Others, however, disagree. The U.S. Department of Housing and Urban Development, in its summer 2016 Evidence Matters report, said that neighborhoods that experience high rates of poverty also see high rates of violence. However, according to the report, violent crime rates are typically higher in “hot spots,” or clusters of neighborhoods that see a disproportionate amount of violence.
The Journal of Public Economics went a step further. In its May 2021 edition, researchers said they found a link between heat and crime. According to their study, data culled from the Los Angeles Police Department showed that crime increased by 1.72 percent on days when the temperature was 75 degrees or higher.
The study said that neighborhoods afflicted by high poverty saw the largest increase in crime on hot days, and costs to fight that crime were five times higher than in more affluent areas.
The violence was far less this summer than in 2020, when violence skyrocketed, or in 2021. For the warm weather months this year, May through August, the city has seen 29 total shootings, eight of them fatal. Twenty of the shootings and five of the homicides have been on the South Side.
In 2021, the city saw 70 shootings during the same months, 16 of them fatal. Of those, 36, including 10 homicides, were on the South Side.
In 2020, the city had 36 shootings for those months, including five homicides, with 18 of those shootings and three homicides on the South Side.

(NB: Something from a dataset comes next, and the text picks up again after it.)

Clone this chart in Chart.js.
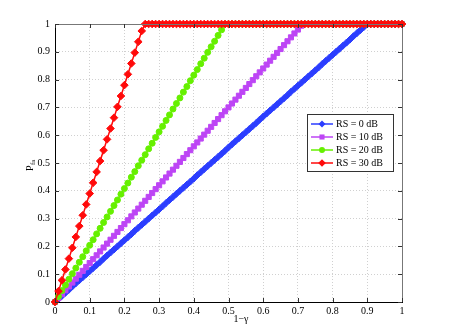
<!DOCTYPE html>
<html lang="en">
<head>
<meta charset="UTF-8">
<script src="https://cdn.jsdelivr.net/npm/chart.js"></script>
<style>
  body { margin: 0; background: #fff; }
  canvas { display: block; }
</style>
</head>
<body>
<canvas id="myChart" width="449" height="333"></canvas>
<script>
// x values (1 - gamma)
const xVals = [
  0, 0.01, 0.02, 0.03, 0.04, 0.05, 0.06, 0.07, 0.08, 0.09,
  0.1, 0.11, 0.12, 0.13, 0.14, 0.15, 0.16, 0.17, 0.18, 0.19,
  0.2, 0.21, 0.22, 0.23, 0.24, 0.25, 0.26, 0.27, 0.28, 0.29,
  0.3, 0.31, 0.32, 0.33, 0.34, 0.35, 0.36, 0.37, 0.38, 0.39,
  0.4, 0.41, 0.42, 0.43, 0.44, 0.45, 0.46, 0.47, 0.48, 0.49,
  0.5, 0.51, 0.52, 0.53, 0.54, 0.55, 0.56, 0.57, 0.58, 0.59,
  0.6, 0.61, 0.62, 0.63, 0.64, 0.65, 0.66, 0.67, 0.68, 0.69,
  0.7, 0.71, 0.72, 0.73, 0.74, 0.75, 0.76, 0.77, 0.78, 0.79,
  0.8, 0.81, 0.82, 0.83, 0.84, 0.85, 0.86, 0.87, 0.88, 0.89,
  0.9, 0.91, 0.92, 0.93, 0.94, 0.95, 0.96, 0.97, 0.98, 0.99,
  1
]

// P_fa for RS = 0 dB
const rs0 = [
  0, 0.011, 0.022, 0.033, 0.044, 0.056, 0.067, 0.078, 0.089, 0.1,
  0.111, 0.122, 0.133, 0.144, 0.156, 0.167, 0.178, 0.189, 0.2, 0.211,
  0.222, 0.233, 0.244, 0.256, 0.267, 0.278, 0.289, 0.3, 0.311, 0.322,
  0.333, 0.344, 0.356, 0.367, 0.378, 0.389, 0.4, 0.411, 0.422, 0.433,
  0.444, 0.456, 0.467, 0.478, 0.489, 0.5, 0.511, 0.522, 0.533, 0.544,
  0.556, 0.567, 0.578, 0.589, 0.6, 0.611, 0.622, 0.633, 0.644, 0.656,
  0.667, 0.678, 0.689, 0.7, 0.711, 0.722, 0.733, 0.744, 0.756, 0.767,
  0.778, 0.789, 0.8, 0.811, 0.822, 0.833, 0.844, 0.856, 0.867, 0.878,
  0.889, 0.9, 0.911, 0.922, 0.933, 0.944, 0.956, 0.967, 0.978, 0.989,
  1, 1, 1, 1, 1, 1, 1, 1, 1, 1,
  1
]

// RS = 10 dB
const rs10 = [
  0, 0.014, 0.028, 0.042, 0.056, 0.07, 0.084, 0.098, 0.112, 0.126,
  0.14, 0.154, 0.168, 0.182, 0.196, 0.21, 0.224, 0.238, 0.252, 0.266,
  0.28, 0.294, 0.308, 0.322, 0.336, 0.35, 0.364, 0.378, 0.392, 0.406,
  0.42, 0.434, 0.448, 0.462, 0.476, 0.49, 0.504, 0.518, 0.532, 0.546,
  0.56, 0.574, 0.588, 0.602, 0.616, 0.63, 0.644, 0.658, 0.672, 0.686,
  0.7, 0.714, 0.728, 0.742, 0.756, 0.77, 0.784, 0.798, 0.812, 0.826,
  0.84, 0.854, 0.868, 0.882, 0.896, 0.91, 0.924, 0.938, 0.952, 0.966,
  0.98, 0.994, 1, 1, 1, 1, 1, 1, 1, 1,
  1, 1, 1, 1, 1, 1, 1, 1, 1, 1,
  1, 1, 1, 1, 1, 1, 1, 1, 1, 1,
  1
]

// RS = 20 dB
const rs20 = [
  0, 0.02, 0.041, 0.061, 0.082, 0.102, 0.122, 0.143, 0.163, 0.184,
  0.204, 0.224, 0.245, 0.265, 0.286, 0.306, 0.326, 0.347, 0.367, 0.388,
  0.408, 0.428, 0.449, 0.469, 0.49, 0.51, 0.53, 0.551, 0.571, 0.592,
  0.612, 0.632, 0.653, 0.673, 0.694, 0.714, 0.734, 0.755, 0.775, 0.796,
  0.816, 0.836, 0.857, 0.877, 0.898, 0.918, 0.938, 0.959, 0.979, 1,
  1, 1, 1, 1, 1, 1, 1, 1, 1, 1,
  1, 1, 1, 1, 1, 1, 1, 1, 1, 1,
  1, 1, 1, 1, 1, 1, 1, 1, 1, 1,
  1, 1, 1, 1, 1, 1, 1, 1, 1, 1,
  1, 1, 1, 1, 1, 1, 1, 1, 1, 1,
  1
]

// RS = 30 dB
const rs30 = [
  0, 0.039, 0.078, 0.117, 0.156, 0.195, 0.234, 0.273, 0.312, 0.351,
  0.39, 0.429, 0.468, 0.507, 0.546, 0.585, 0.624, 0.663, 0.702, 0.741,
  0.78, 0.819, 0.858, 0.897, 0.936, 0.975, 1, 1, 1, 1,
  1, 1, 1, 1, 1, 1, 1, 1, 1, 1,
  1, 1, 1, 1, 1, 1, 1, 1, 1, 1,
  1, 1, 1, 1, 1, 1, 1, 1, 1, 1,
  1, 1, 1, 1, 1, 1, 1, 1, 1, 1,
  1, 1, 1, 1, 1, 1, 1, 1, 1, 1,
  1, 1, 1, 1, 1, 1, 1, 1, 1, 1,
  1, 1, 1, 1, 1, 1, 1, 1, 1, 1,
  1
]

const seriesNames = ['RS = 0 dB', 'RS = 10 dB', 'RS = 20 dB', 'RS = 30 dB']
const tickVals = [0, 0.1, 0.2, 0.3, 0.4, 0.5, 0.6, 0.7, 0.8, 0.9, 1]

const serif = '"Liberation Serif", "DejaVu Serif", serif'

const styles = [
  { color: '#2b3dff', point: 'rectRot', r: 3.5 },
  { color: '#bd45f5', point: 'rect', r: 3.6 },
  { color: '#66f000', point: 'circle', r: 3 },
  { color: '#ff0a0a', point: 'rectRot', r: 3.8 }
]
const allSeries = [rs0, rs10, rs20, rs30]

function toPoints(ys) {
  return xVals.map((x, i) => ({ x: x, y: ys[i] }))
}

const datasets = allSeries.map((ys, i) => ({
  label: seriesNames[i],
  data: toPoints(ys),
  borderColor: styles[i].color,
  backgroundColor: styles[i].color,
  pointBackgroundColor: styles[i].color,
  pointBorderColor: styles[i].color,
  pointStyle: styles[i].point,
  pointRadius: styles[i].r,
  pointBorderWidth: 1,
  borderWidth: 1.5,
  order: 3 - i,
  clip: false
}))

function drawMarker(ctx, style, x, y, r) {
  ctx.beginPath()
  if (style === 'circle') {
    ctx.arc(x, y, r, 0, Math.PI * 2)
  } else if (style === 'rect') {
    const s = Math.SQRT1_2 * r
    ctx.rect(x - s, y - s, 2 * s, 2 * s)
  } else {
    ctx.moveTo(x, y - r)
    ctx.lineTo(x + r, y)
    ctx.lineTo(x, y + r)
    ctx.lineTo(x - r, y)
    ctx.closePath()
  }
  ctx.fill()
}

const extras = {
  id: 'extras',
  afterDraw(chart) {
    const ctx = chart.ctx
    const a = chart.chartArea
    const xs = chart.scales.x
    const ys = chart.scales.y
    ctx.save()

    // box top/right
    ctx.strokeStyle = '#777'
    ctx.lineWidth = 1
    ctx.beginPath()
    ctx.moveTo(a.left, a.top + 0.5)
    ctx.lineTo(a.right + 0.5, a.top + 0.5)
    ctx.lineTo(a.right + 0.5, a.bottom)
    ctx.stroke()

    // inward ticks
    ctx.strokeStyle = '#333'
    ctx.beginPath()
    tickVals.forEach(v => {
      const px = Math.round(xs.getPixelForValue(v)) + 0.5
      const py = Math.round(ys.getPixelForValue(v)) + 0.5
      ctx.moveTo(px, a.bottom); ctx.lineTo(px, a.bottom - 4)
      ctx.moveTo(px, a.top); ctx.lineTo(px, a.top + 4)
      ctx.moveTo(a.left, py); ctx.lineTo(a.left + 4, py)
      ctx.moveTo(a.right, py); ctx.lineTo(a.right - 4, py)
    })
    ctx.stroke()

    // legend
    const lx = 307.5, ly = 114.5, lw = 86, lh = 57
    ctx.fillStyle = '#fff'
    ctx.fillRect(lx, ly, lw, lh)
    ctx.strokeStyle = '#333'
    ctx.strokeRect(lx, ly, lw, lh)
    const rowsY = [124, 137, 150, 163]
    ctx.font = '10px ' + serif
    ctx.textBaseline = 'middle'
    ctx.textAlign = 'left'
    seriesNames.forEach((name, i) => {
      const y = rowsY[i]
      ctx.strokeStyle = styles[i].color
      ctx.fillStyle = styles[i].color
      ctx.lineWidth = 1.5
      ctx.beginPath()
      ctx.moveTo(311, y)
      ctx.lineTo(333, y)
      ctx.stroke()
      drawMarker(ctx, styles[i].point, 322, y, styles[i].r)
      ctx.fillStyle = '#000'
      ctx.fillText(name, 336, y + 0.5)
    })

    // x title
    ctx.fillStyle = '#000'
    ctx.textAlign = 'center'
    ctx.textBaseline = 'alphabetic'
    ctx.font = '10px ' + serif
    ctx.fillText('1\u2212\u03b3', 241, 322)

    // y title P_fa
    ctx.translate(32.5, 165)
    ctx.rotate(-Math.PI / 2)
    ctx.textAlign = 'left'
    ctx.font = '10px ' + serif
    ctx.fillText('P', -6, 0)
    ctx.font = '7px ' + serif
    ctx.fillText('fa', 0, 2)
    ctx.restore()
  }
}

const tickFont = { family: serif, size: 10 }

new Chart(document.getElementById('myChart'), {
  type: 'line',
  data: { datasets: datasets },
  options: {
    responsive: false,
    animation: false,
    events: [],
    layout: { padding: { top: 24, right: 47, left: 0, bottom: 0 } },
    plugins: {
      legend: { display: false },
      tooltip: { enabled: false }
    },
    scales: {
      x: {
        type: 'linear',
        min: 0,
        max: 1,
        afterFit: s => { s.height = 31 },
        afterBuildTicks: s => { s.ticks = tickVals.map(v => ({ value: v })) },
        ticks: {
          color: '#000',
          font: tickFont,
          padding: 3,
          maxRotation: 0,
          callback: v => String(Math.round(v * 10) / 10)
        },
        grid: { color: '#d0d0d0', drawTicks: false, lineWidth: 1 },
        border: { color: '#000', width: 1, dash: [1, 2] }
      },
      y: {
        type: 'linear',
        min: 0,
        max: 1,
        afterFit: s => { s.width = 55 },
        afterBuildTicks: s => { s.ticks = tickVals.map(v => ({ value: v })) },
        ticks: {
          color: '#000',
          font: tickFont,
          padding: 5,
          callback: v => String(Math.round(v * 10) / 10)
        },
        grid: { color: '#d0d0d0', drawTicks: false, lineWidth: 1 },
        border: { color: '#000', width: 1, dash: [1, 2] }
      }
    }
  },
  plugins: [extras]
})
</script>
</body>
</html>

So what has worked this year so far? Burney said it is increased personal contact and mentorship with people who are at risk for either committing or being victims of violence.
“We know what works,” Burney said. “We have to remind people that violence is still a choice. It’s a choice people make, but it’s a choice based on the options they might have available at the time. We have to realize as a community our choices affect other people.”
One of the keys, Burney said, is reaching people while they are young and not as entrenched in their ideals.
“We have to make sure they have what they need and also hold them accountable,” Burney said. “This doesn’t stop by itself. It has to be a concerted effort by everyone to reduce the violence.”